Nell’attesa che si raggiunga un accordo sui dazi con gli Stati Uniti, il 9 luglio, l’Unione europea saggia nuove strade. Si teme che con Washington le cose finiscano male. Inoltre, la commissione Ue si sta rendendo conto finalmente che non si tornerà più come prima. Qualora anche si saldasse una nuova alleanza transatlantica, è la globalizzazione ad aver cambiato pelle. L’Europa quindi deve sapersi adeguare. Ecco perché, dopo mesi di colloqui perlustrativi e tentennamenti – che confermano l’inguaribile lentezza decisionale di Bruxelles – Ursula von der Leyen è uscita allo scoperto, dichiarando l’interesse dell’Unione ad aprire il dialogo con il Comprehensive and Progressive Agreement for Trans-Pacific Partnership (Cptpp).

Il Cptpp

La conferma si è avuta in occasione della visita a Bruxelles del premier neozelandese, Christopher Luxon, il cui Paese è uno dei dodici membri della partnership pacifico-asiatica, insieme ad Australia, Brunei, Canada, Cile, Giappone, Malesia, Messico, Perù, Singapore, Vietnam e, da dicembre dello scorso anno, Regno Unito. Il Cptpp nasce dalle ceneri della fallita Trans-Pacific Partnership, che contava tra i firmatari anche gli Usa di Bush jr. prima e Obama poi. Si trattava di un accordo di libero scambio, in chiave anti cinese e quindi del tutto vantaggioso per Washington. Nel 2017 però, all’inizio del suo primo mandato, Trump lo rigettò perché, a suo dire, «orribile e vergognoso». Oggi, l’Ue non pensa a un accordo. Ma è alla ricerca di vie alternative. Inutile illudersi di portare il presidente Usa a più miti consigli. Qualunque sarà il risultato sui dati raggiunto il 9 luglio, non è detto che sarà rispettato. A loro volta, i rapporti con la Cina rischiano di trasformarsi una tenaglia per la nostra economia.

Non ci sarà più epicentro

L’Unione sta comprendendo quindi che bisogna uscire dalle regole del Wto. Per salvare i vantaggi della globalizzazione e del libero scambio, è tempo che non si guardi più a Ginevra come il cardine del commercio mondiale. Forse non ci sarà più epicentro. D’altra parte – per sconfessare il trumpismo – le interconnessioni tra mercati, in termini di catene di approvvigionamento, trasferimento tecnologico e domanda dei consumatori, resteranno. E se le relazioni con gli Usa e la Cina dovessero diventare più conflittuali, è necessario andare a parlare con gli amici fidati. In quest’ottica, il Cptpp è la sintesi delle esigenze europee. Australia, Canada, Giappone, Singapore e la Gran Bretagna, ovviamente, parlano la nostra stessa lingua. La fiducia è reciproca. Le procedure di contrattazione sono le stesse. Brunei, Cile, Malesia sono fornitori di quelle materie prime che tanto servono al rilancio della nostra industria e con cui si può giungere ad accordi di friendshoring al contrario impossibili con Pechino. Almeno sulla carta.

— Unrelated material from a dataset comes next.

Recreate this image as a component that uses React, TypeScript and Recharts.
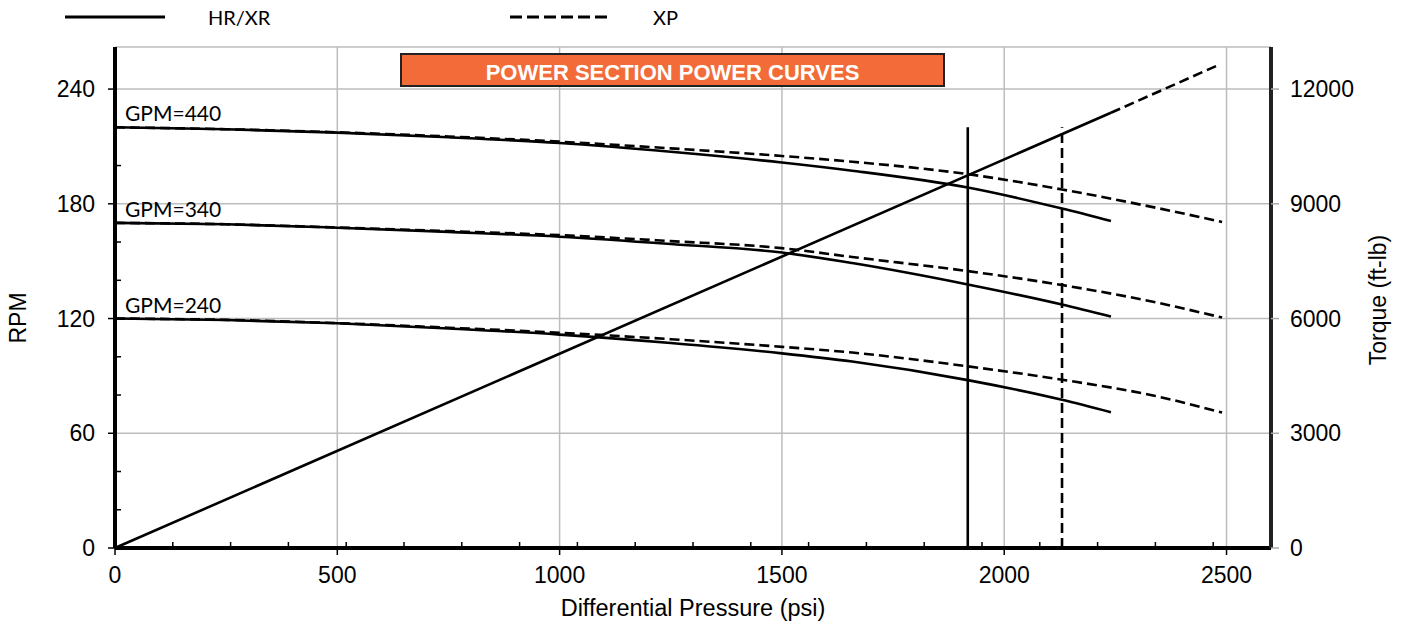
import React from 'react';
import { LineChart, Line, XAxis, YAxis, CartesianGrid, ReferenceLine } from 'recharts';

const W = 1406;
const H = 625;

// ---- axes / ticks ----
const xTicks = [0, 500, 1000, 1500, 2000, 2500];
const xMinorTicks = [130, 260, 390, 520, 650, 780, 910, 1040, 1170, 1300, 1430, 1560, 1690, 1820, 1950, 2080, 2210, 2340, 2470];
const rpmTicks = [0, 60, 120, 180, 240];
const rpmMinorTicks = [20, 40, 80, 100, 140, 160, 200, 220];
const torqueTicks = [0, 3000, 6000, 9000, 12000];

// ---- HR/XR (solid) curves ----
const psiHR = [0, 250, 500, 750, 1000, 1250, 1500, 1658, 1918, 2130, 2240];
const hr440 = [220, 219, 217.2, 214.8, 211.8, 207.2, 201.6, 197.3, 188.5, 177.5, 171];
const hr340 = [170, 169.3, 167.5, 165.3, 162.8, 159, 154.5, 149, 137.8, 127.3, 121];
const hr240 = [120, 119.2, 117.5, 114.8, 111.6, 107.2, 101.8, 97.5, 87.8, 77.5, 71];

// ---- XP (dashed) curves ----
const psiXP = [0, 250, 500, 750, 1000, 1250, 1500, 1658, 1918, 2130, 2340, 2490];
const xp440 = [220, 219, 217.4, 215.2, 212.5, 209, 205, 202, 195.5, 187.5, 178, 170.5];
const xp340 = [170, 169.3, 167.6, 165.7, 163.6, 160.5, 156.8, 152.2, 144.8, 137.5, 128.5, 120.5];
const xp240 = [120, 119.3, 117.6, 115.2, 112.6, 109.2, 105.2, 102.2, 95, 88, 79.5, 70.8];

// ---- torque line ----
const psiTorqueHR = [0, 2240];
const torqueHR = [0, 11380];
const psiTorqueXP = [2240, 2480];
const torqueXP = [11380, 12620];

// ---- max differential pressure limits ----
const hrLimitPsi = [1918, 1918];
const xpLimitPsi = [2130, 2130];
const limitRpm = [0, 220];

const gpmLabels = ['GPM=440', 'GPM=340', 'GPM=240'];

const zip = (xs: number[], ys: number[]) => xs.map((x, i) => ({ x, y: ys[i] }));

const FONT = '"Liberation Sans", Arial, sans-serif';
const LFONT = "Lato, 'Open Sans', sans-serif";
const tickStyle = { fontSize: 23, fill: '#000', fontFamily: FONT };
const DASH = '10 5';
const SW = 2.6;
const blank = () => '';

export default function App() {
  return (
    <div style={{ position: 'absolute', left: 0, top: 0, width: W, height: H, background: '#fff' }}>
      <LineChart width={W} height={H} margin={{ top: 47, right: 35, bottom: 27, left: 55 }}>
        <CartesianGrid stroke="#bdbdbd" strokeWidth={1.5} />
        <XAxis
          dataKey="x"
          type="number"
          domain={[0, 2600]}
          ticks={xTicks}
          interval={0}
          allowDataOverflow
          height={50}
          tickSize={7}
          tickMargin={12}
          axisLine={{ stroke: '#000', strokeWidth: 4 }}
          tickLine={{ stroke: '#000', strokeWidth: 1.5 }}
          tick={tickStyle}
        />
        <XAxis
          xAxisId="minor"
          dataKey="x"
          type="number"
          domain={[0, 2600]}
          ticks={xMinorTicks}
          interval={0}
          allowDataOverflow
          mirror
          height={1}
          axisLine={false}
          tickFormatter={blank}
          tickSize={6}
          tickLine={{ stroke: '#000', strokeWidth: 1.5 }}
        />
        <XAxis
          xAxisId="top"
          orientation="top"
          dataKey="x"
          type="number"
          domain={[0, 2600]}
          allowDataOverflow
          height={0}
          tick={false}
          tickLine={false}
          axisLine={{ stroke: '#000', strokeWidth: 3 }}
        />
        <YAxis
          type="number"
          domain={[0, 262]}
          ticks={rpmTicks}
          interval={0}
          allowDataOverflow
          width={60}
          tickSize={7}
          tickMargin={13}
          axisLine={{ stroke: '#000', strokeWidth: 4 }}
          tickLine={{ stroke: '#000', strokeWidth: 1.5 }}
          tick={tickStyle}
        />
        <YAxis
          yAxisId="minorL"
          type="number"
          domain={[0, 262]}
          ticks={rpmMinorTicks}
          interval={0}
          allowDataOverflow
          mirror
          width={1}
          axisLine={false}
          tickFormatter={blank}
          tickSize={6}
          tickLine={{ stroke: '#000', strokeWidth: 1.5 }}
        />
        <YAxis
          yAxisId="right"
          orientation="right"
          type="number"
          domain={[0, 13100]}
          ticks={torqueTicks}
          interval={0}
          allowDataOverflow
          width={100}
          tickSize={8}
          tickMargin={11}
          axisLine={{ stroke: '#222', strokeWidth: 4 }}
          tickLine={{ stroke: '#aaa', strokeWidth: 1.5 }}
          tick={tickStyle}
        />

        <ReferenceLine x={0} stroke="#000" strokeWidth={4} />
        <ReferenceLine y={0} stroke="#000" strokeWidth={4} />

        <Line data={zip(psiHR, hr440)} dataKey="y" type="monotone" stroke="#000" strokeWidth={SW} dot={false} isAnimationActive={false} />
        <Line data={zip(psiHR, hr340)} dataKey="y" type="monotone" stroke="#000" strokeWidth={SW} dot={false} isAnimationActive={false} />
        <Line data={zip(psiHR, hr240)} dataKey="y" type="monotone" stroke="#000" strokeWidth={SW} dot={false} isAnimationActive={false} />
        <Line data={zip(psiXP, xp440)} dataKey="y" type="monotone" stroke="#000" strokeWidth={SW} strokeDasharray={DASH} dot={false} isAnimationActive={false} />
        <Line data={zip(psiXP, xp340)} dataKey="y" type="monotone" stroke="#000" strokeWidth={SW} strokeDasharray={DASH} dot={false} isAnimationActive={false} />
        <Line data={zip(psiXP, xp240)} dataKey="y" type="monotone" stroke="#000" strokeWidth={SW} strokeDasharray={DASH} dot={false} isAnimationActive={false} />
        <Line data={zip(psiTorqueHR, torqueHR)} yAxisId="right" dataKey="y" type="linear" stroke="#000" strokeWidth={SW} dot={false} isAnimationActive={false} />
        <Line data={zip(psiTorqueXP, torqueXP)} yAxisId="right" dataKey="y" type="linear" stroke="#000" strokeWidth={SW} strokeDasharray={DASH} dot={false} isAnimationActive={false} />
        <Line data={zip(hrLimitPsi, limitRpm)} dataKey="y" type="linear" stroke="#000" strokeWidth={SW} dot={false} isAnimationActive={false} />
        <Line data={zip(xpLimitPsi, limitRpm)} dataKey="y" type="linear" stroke="#000" strokeWidth={SW} strokeDasharray={DASH} dot={false} isAnimationActive={false} />
      </LineChart>

      <div
        style={{
          position: 'absolute',
          left: 400,
          top: 53,
          width: 545,
          height: 34,
          boxSizing: 'border-box',
          background: '#F26B38',
          border: '2px solid #222',
          color: '#fff',
          fontFamily: FONT,
          fontWeight: 'bold',
          fontSize: 22,
          lineHeight: '35px',
          overflow: 'hidden',
          textAlign: 'center',
        }}
      >
        POWER SECTION POWER CURVES
      </div>

      <svg width={W} height={H} style={{ position: 'absolute', left: 0, top: 0, pointerEvents: 'none' }}>
        <line x1={65} x2={165} y1={17} y2={17} stroke="#000" strokeWidth={3} />
        <text x={208} y={25} fontFamily={LFONT} fontSize={20} fill="#000">HR/XR</text>
        <line x1={510} x2={608} y1={17} y2={17} stroke="#000" strokeWidth={3} strokeDasharray="12 5" />
        <text x={653} y={25} fontFamily={LFONT} fontSize={20} fill="#000">XP</text>

        <text x={125} y={121} fontFamily={LFONT} fontSize={21} fill="#000">{gpmLabels[0]}</text>
        <text x={125} y={217} fontFamily={LFONT} fontSize={21} fill="#000">{gpmLabels[1]}</text>
        <text x={125} y={313} fontFamily={LFONT} fontSize={21} fill="#000">{gpmLabels[2]}</text>

        <text x={693} y={616} textAnchor="middle" fontFamily={FONT} fontSize={23.5} fill="#000">Differential Pressure (psi)</text>
        <text x={26} y={318} textAnchor="middle" transform="rotate(-90 26 318)" fontFamily={FONT} fontSize={23} fill="#000">RPM</text>
        <text x={1386} y={300} textAnchor="middle" transform="rotate(-90 1386 300)" fontFamily={FONT} fontSize={23} fill="#000">Torque (ft-lb)</text>
      </svg>
    </div>
  );
}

Infine, si arriva ai mercati emergenti – Messico, Perù e Vietnam – dove l’Europa può ancora penetrare facendo leva su una quota di consumatori sempre più benestanti e quindi sulla loro domanda di prodotti di qualità. A questa linea di procedura, si aggiunge il vantaggio degli inglesi, new entry dell’alleanza, testa di serie tra i nostri interlocutori e che, di suo, ha tutto l’interesse a fare da trait d’union. “Io vi accompagno a Bruxelles dove finora siete sempre stati accolti come visitatori di serie B”. Questo è il pensiero di Starmer nei confronti del Cptpp. “Io vi riporto nel Sud Est asiatico, da dove l’Europa è assente ormai dai tempi di Diem Bien Phu”. Questo, a sua volta, il messaggio per l’Ue. Cosa voglia in cambio Downing Street è evidente. Fare di Londra la cabina di regia di questi nuovi rapporti commerciali. Il progetto è ambizioso. Può funzionare. Ma Dio non voglia che Trump lo interpreti come una manovra ostile.

L’alternativa

Nel tal caso, si dovrebbe riavvolgere di tre mesi il nastro dei negoziati sui dazi. A spese nostre soprattutto. Detto questo, resta una differenza strutturale. Insieme, i 39 membri Ue e Cptpp andrebbero a costituire il 30% del commercio mondiale. È notevole. Come è altrettanto significativo lo scarto tra il reddito pro capite Usa (74 mila dollari circa) e quello dei Paesi Cptpp (39 mila dollari). I primi sono consumatori garantiti oggi. Gli altri sono da formare nel tempo.